MOSCOW, (Reuters) – Rare footage was shown yesterday of Russian President Vladimir Putin in Beijing accompanied by officers carrying the so-called nuclear briefcase which can be used to order a nuclear strike.
Putin, after a meeting with Chinese President Xi Jinping in Beijing, was filmed walking to another meeting surrounded by security and followed by two Russian naval officers in uniform each carrying a briefcase. The camera zooms in on one of the briefcases.
Russia’s nuclear briefcase is traditionally carried by a naval officer. Known as the “Cheget” (named after Mount Cheget in the Caucasus Mountains), the briefcase is with the president at all times but is rarely filmed.
“There are certain suitcases without which no trip of Putin’s is complete,” the Kremlin correspondents of state news agency RIA said in a post on Telegram under the footage.
In another clip, Putin walks out of a meeting in Beijing with the naval officers again filmed just a few paces from Putin who grins as he walks down some stairs.
The U.S. president also has such a device – called the “nuclear football”. The satchel holds the codes the president would use to authenticate an order to launch nuclear missiles should he or she not be at the White House.
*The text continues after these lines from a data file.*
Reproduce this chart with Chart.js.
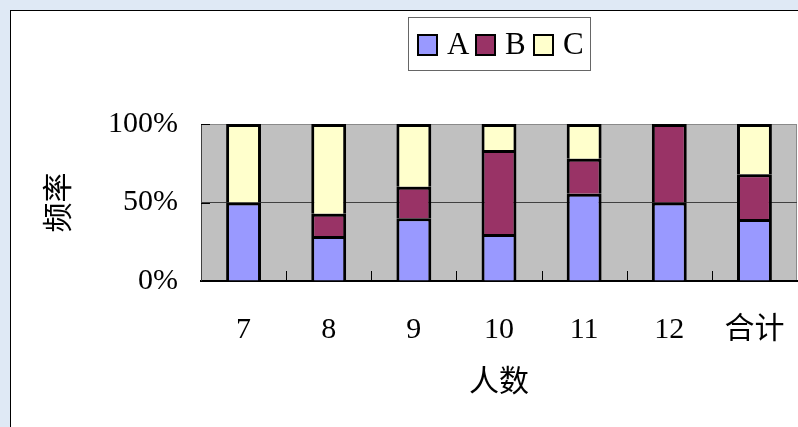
<!DOCTYPE html>
<html>
<head>
<meta charset="utf-8">
<script src="https://cdn.jsdelivr.net/npm/chart.js@4.4.1/dist/chart.umd.min.js"></script>
<style>
  html, body { margin: 0; padding: 0; background: #dfe9f5; overflow: hidden; }
  #frame {
    position: absolute; left: 10px; top: 10px;
    width: 788px; height: 417px;
    background: #fff;
    border-left: 1px solid #000; border-top: 1px solid #000;
    box-sizing: border-box;
  }
  canvas { display: block; }
</style>
</head>
<body>
<div id="frame"><canvas id="myChart" width="787" height="416"></canvas></div>
<script>
// Group sizes on the x axis
const categories = ['7', '8', '9', '10', '11', '12', '合计'];
// Share of each answer within a group, in percent
const seriesA = [50, 28.6, 40, 30, 55.6, 50, 39.5];
const seriesB = [0, 14.3, 20, 53.5, 22.2, 50, 28.5];
const seriesC = [50, 57.1, 40, 16.5, 22.2, 0, 32];
const seriesNames = ['A', 'B', 'C'];
const yTicks = [0, 50, 100];

const serif = "'Liberation Serif', 'Noto Sans CJK SC', serif";
const cjk = "'Noto Sans CJK SC', serif";

// Gray plot background plus the short inner tick marks
const plotArea = {
    id: 'plotArea',
    beforeDraw(chart) {
        const { ctx, chartArea: a } = chart;
        ctx.save();
        ctx.fillStyle = '#c0c0c0';
        ctx.fillRect(a.left, a.top, a.right - a.left, a.bottom - a.top);
        ctx.strokeStyle = '#8a8a8a';
        ctx.lineWidth = 1;
        ctx.beginPath();
        ctx.moveTo(a.right - 0.5, a.top);
        ctx.lineTo(a.right - 0.5, a.bottom);
        ctx.stroke();
        ctx.restore();
    },
    afterDatasetsDraw(chart) {
        const { ctx, chartArea: a, scales } = chart;
        ctx.save();
        ctx.strokeStyle = '#000';
        ctx.lineWidth = 1;
        ctx.beginPath();
        // category boundaries on the x axis
        for (let i = 0; i < categories.length - 1; i++) {
            const x = Math.round((scales.x.getPixelForValue(i) + scales.x.getPixelForValue(i + 1)) / 2) + 0.5;
            ctx.moveTo(x, a.bottom);
            ctx.lineTo(x, a.bottom - 10);
        }
        // value ticks on the y axis
        yTicks.forEach(v => {
            const y = Math.round(scales.y.getPixelForValue(v)) + 0.5;
            ctx.moveTo(a.left, y);
            ctx.lineTo(a.left + 9, y);
        });
        ctx.stroke();
        ctx.restore();
    }
};

// Boxed legend centred over the plot
const boxLegend = {
    id: 'boxLegend',
    afterDraw(chart) {
        const { ctx, chartArea: a } = chart;
        const w = 182, h = 53, top = 6;
        const left = Math.round((a.left + a.right) / 2 - w / 2);
        ctx.save();
        ctx.strokeStyle = '#666';
        ctx.lineWidth = 1;
        ctx.strokeRect(left + 0.5, top + 0.5, w, h);
        ctx.font = '31px ' + serif;
        ctx.textBaseline = 'middle';
        chart.data.datasets.forEach((ds, i) => {
            const sx = left + 10 + i * 58;
            ctx.fillStyle = ds.backgroundColor;
            ctx.fillRect(sx, top + 18, 19, 20);
            ctx.lineWidth = 2;
            ctx.strokeStyle = '#000';
            ctx.strokeRect(sx, top + 18, 19, 20);
            ctx.fillStyle = '#000';
            ctx.fillText(ds.label, sx + 29, top + 29);
        });
        ctx.restore();
    }
};

const ctx = document.getElementById('myChart').getContext('2d');

const myChart = new Chart(ctx, {
    type: 'bar',
    data: {
        labels: categories,
        datasets: [
            { label: seriesNames[0], data: seriesA, backgroundColor: '#9999ff' },
            { label: seriesNames[1], data: seriesB, backgroundColor: '#993366' },
            { label: seriesNames[2], data: seriesC, backgroundColor: '#ffffcc' }
        ]
    },
    options: {
        responsive: false,
        animation: false,
        layout: { padding: { top: 113, left: 28, right: 1, bottom: 29 } },
        datasets: {
            bar: {
                borderColor: '#000',
                borderWidth: { top: 3, left: 3, right: 3, bottom: 0 },
                borderSkipped: false,
                categoryPercentage: 1,
                barPercentage: 0.41
            }
        },
        plugins: {
            legend: { display: false },
            tooltip: { enabled: false }
        },
        scales: {
            x: {
                stacked: true,
                grid: { display: false, drawTicks: false },
                border: { display: true, color: '#000', width: 2 },
                ticks: {
                    color: '#000',
                    padding: 31,
                    font: { family: serif, size: 30 }
                },
                title: {
                    display: true,
                    text: '人数',
                    color: '#000',
                    padding: 0,
                    font: { family: cjk, size: 30 }
                },
                afterFit(scale) {
                    scale.height = 117;
                    scale.paddingLeft = 0;
                    scale.paddingRight = 0;
                }
            },
            y: {
                stacked: true,
                min: 0,
                max: 100,
                afterBuildTicks(scale) { scale.ticks = yTicks.map(v => ({ value: v })); },
                grid: {
                    drawTicks: false,
                    color: c => c.tick.value === 100 ? '#8a8a8a' : (c.tick.value === 50 ? '#404040' : 'rgba(0,0,0,0)'),
                    lineWidth: 1
                },
                border: { display: true, color: '#404040', width: 1 },
                ticks: {
                    color: '#000',
                    padding: 23,
                    font: { family: serif, size: 30 },
                    callback: v => v + '%'
                },
                title: {
                    display: true,
                    text: '频率',
                    color: '#000',
                    padding: 0,
                    font: { family: cjk, size: 30 }
                },
                afterFit(scale) {
                    scale.width = 162;
                    scale.paddingTop = 0;
                    scale.paddingBottom = 0;
                }
            }
        }
    },
    plugins: [plotArea, boxLegend]
});
</script>
</body>
</html>
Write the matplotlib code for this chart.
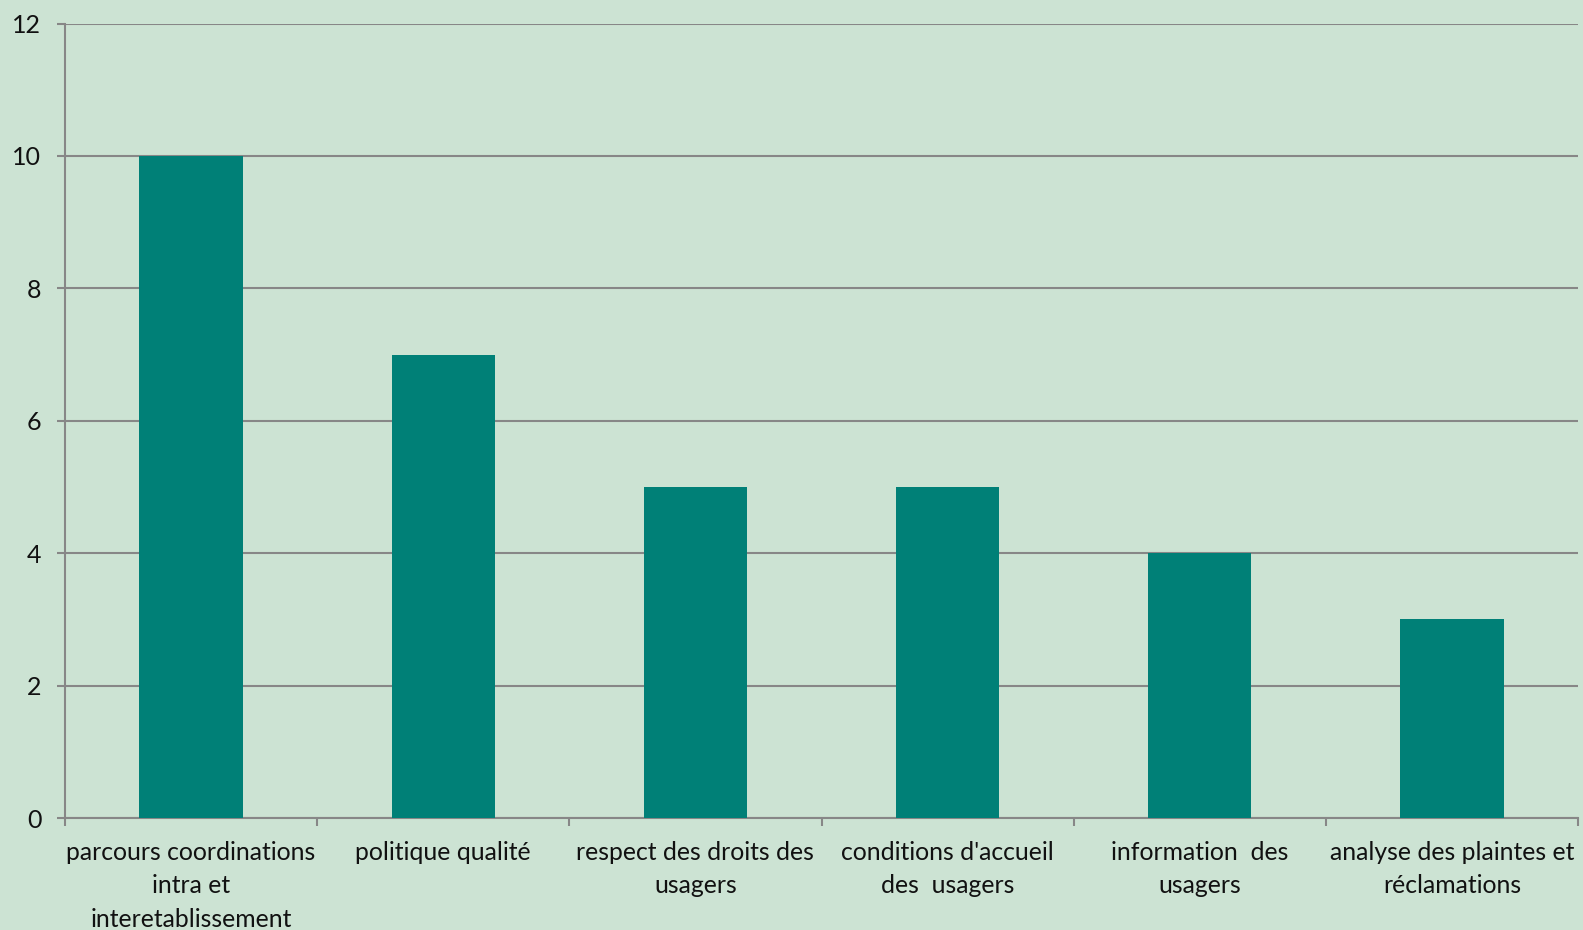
import matplotlib
matplotlib.use("Agg")
import matplotlib.pyplot as plt
import numpy as np

categories = [
    "parcours coordinations\nintra et\ninteretablissement",
    "politique qualité",
    "respect des droits des\nusagers",
    "conditions d'accueil\ndes  usagers",
    "information  des\nusagers",
    "analyse des plaintes et\nréclamations",
]
values = [10, 7, 5, 5, 4, 3]
yticks = [0, 2, 4, 6, 8, 10, 12]

bg = "#cce3d3"
bar_color = "#008077"
grid_color = "#878787"

plt.rcParams['font.family'] = ['Lato', 'DejaVu Sans']

fig = plt.figure(figsize=(15.83, 9.30), dpi=100, facecolor=bg)
ax = fig.add_axes([65/1583, 1-818/930, (1578-65)/1583, (818-23.5)/930])
ax.set_facecolor(bg)

x = np.arange(len(categories))
ax.bar(x, values, width=0.41, color=bar_color, zorder=3)

ax.set_xlim(-0.5, len(categories) - 0.5)
ax.set_ylim(0, 12)
ax.set_yticks(yticks)
ax.yaxis.grid(True, color=grid_color, linewidth=1.5, zorder=0)
ax.set_axisbelow(True)

ax.set_xticks(x)
ax.set_xticklabels(categories, fontsize=17.8, color="#111111", linespacing=1.55, va="top")
ax.tick_params(axis='x', length=0, pad=16.5)
ax.set_xticks(np.arange(-0.5, len(categories)), minor=True)
ax.tick_params(axis='x', which='minor', length=6, width=1.5, color=grid_color, direction='out')
ax.tick_params(axis='y', length=6, width=1.5, color=grid_color, labelsize=18, pad=11, labelcolor="#111111")

for s in ['top', 'right']:
    ax.spines[s].set_visible(False)
for s in ['left', 'bottom']:
    ax.spines[s].set_color(grid_color)
    ax.spines[s].set_linewidth(1.5)

fig.savefig("out.png", dpi=100, facecolor=bg)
The Ukraine war has raised tensions between Moscow and Washington to the highest level since the 1962 Cuban Missile Crisis just as China seeks to bolster its nuclear arsenal to accord with its status as an emerging superpower.
Russia’s parliament took the first step on Tuesday towards revoking ratification of the Comprehensive Nuclear Test Ban Treaty and its top lawmaker warned the United States that Moscow might even abandon the pact altogether.
Essentially, the briefcase is a secure communication tool that links the president to his military top brass and thence to rocket forces via the highly secret “Kazbek” electronic command-and-control network. Kazbek supports another system known as “Kavkaz”.
The Russian defence minister, currently Sergei Shoigu, also has a nuclear briefcase. The chief of the general staff, currently Valery Gerasimov, may also have one.
Footage shown by Russia’s Zvezda television channel in 2019 showed what it said was one of the briefcases with an array of buttons.
In a section called “command” there are two buttons: a white “launch” button and a red “cancel” button. The briefcase is activated by a special flashcard, according to Zvezda.
One of the nuclear briefcases used by former Russian President Boris Yeltsin is displayed in the Yeltsin Museum in Yekaterinburg.
Putin is visiting Beijing on his second known trip outside the former Soviet Union since the Ukraine war began in February 2022.